4. Based on the binding precedent set forth in both the Chemrock and Weston cases, the November 16, 2012, filing of Defendant’s Designation of Electronic Mail Addresses is sufficient record activity to preclude dismissal under Rule 1.420(e) of the Florida Rules of Civil Procedure.

The July 06, 2010 filing of Plaintiff’s Notice for Non-Jury Trial and Request for Referral to Arbitration precludes dismissal under Rule 1.420(e) of the Florida Rules of Civil Procedure.

1. In Mikos v. Sarasota Cattle Company, 453 So. 2d 402 (Fla. 1984), the Defendant noticed the case for trial on November 16, 1979. The Plaintiff noticed the case for trial on February 10, 1981. Neither party took any further action. On August 11, 1982 — 18 months after the case was noticed for trial — Defendant filed its motion to dismiss for lack of prosecution, which the trial court granted.

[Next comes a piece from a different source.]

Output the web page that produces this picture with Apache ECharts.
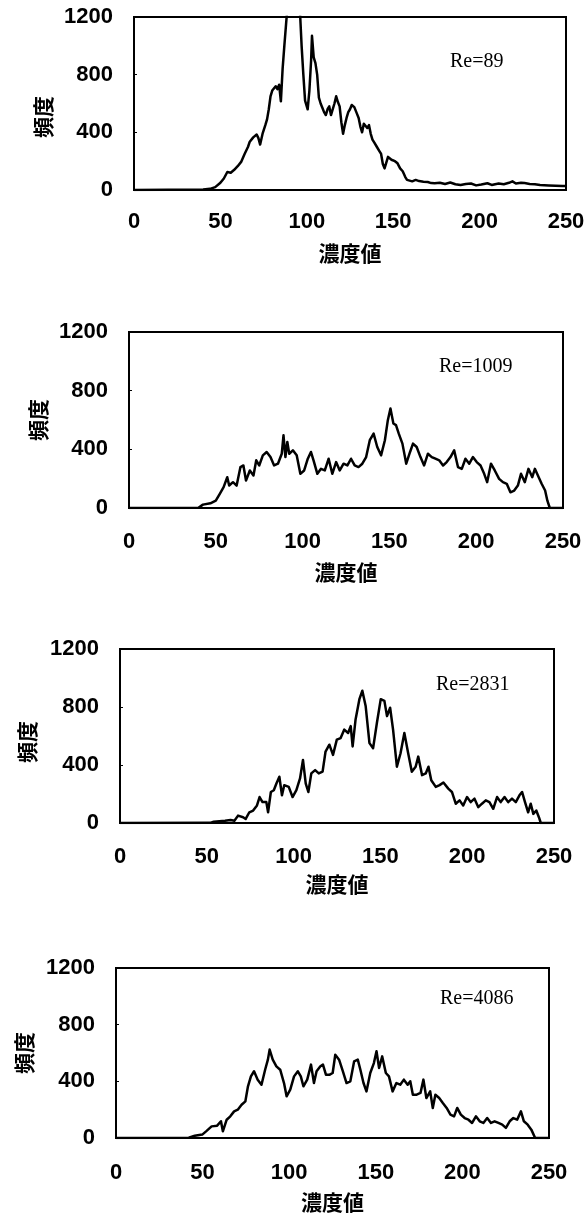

2. The Florida Supreme Court agreed with the District Court of Appeals reversal of the trial court and also agreed with the District Court’s reasoning that once a notice for trial is filed, the filing party has no obligation to take any further action and “the filing of the notice bars the trial court from dismissing the action for lack of prosecution.” Id. at 403.

3. In Fox v. Playa Del Sol Association, Inc., 446 So. 2d 126 (Fla. 4DCA 1983), Plaintiff noticed the case for trial. After 1 year of no record activity, the Defendant filed a motion to dismiss for lack of prosecution, which the trial court granted.

4. The Fourth District Court of Appeals reversed the trial court and reasoned that Plaintiff’s filing of the notice for trial barred dismissal for failure to prosecute and the filing of the notice of trial “was all he had to do no matter how long a period elapsed thereafter.” Id. at 127.

5. Based on the well-settled, binding precedent set forth in both the Mikos and Fox cases, the July 06, 2010, filing of Plaintiff’s Notice for Trial precludes dismissal for lack of prosecution under Rule 1.420(e) of the Florida Rules of Civil Procedure.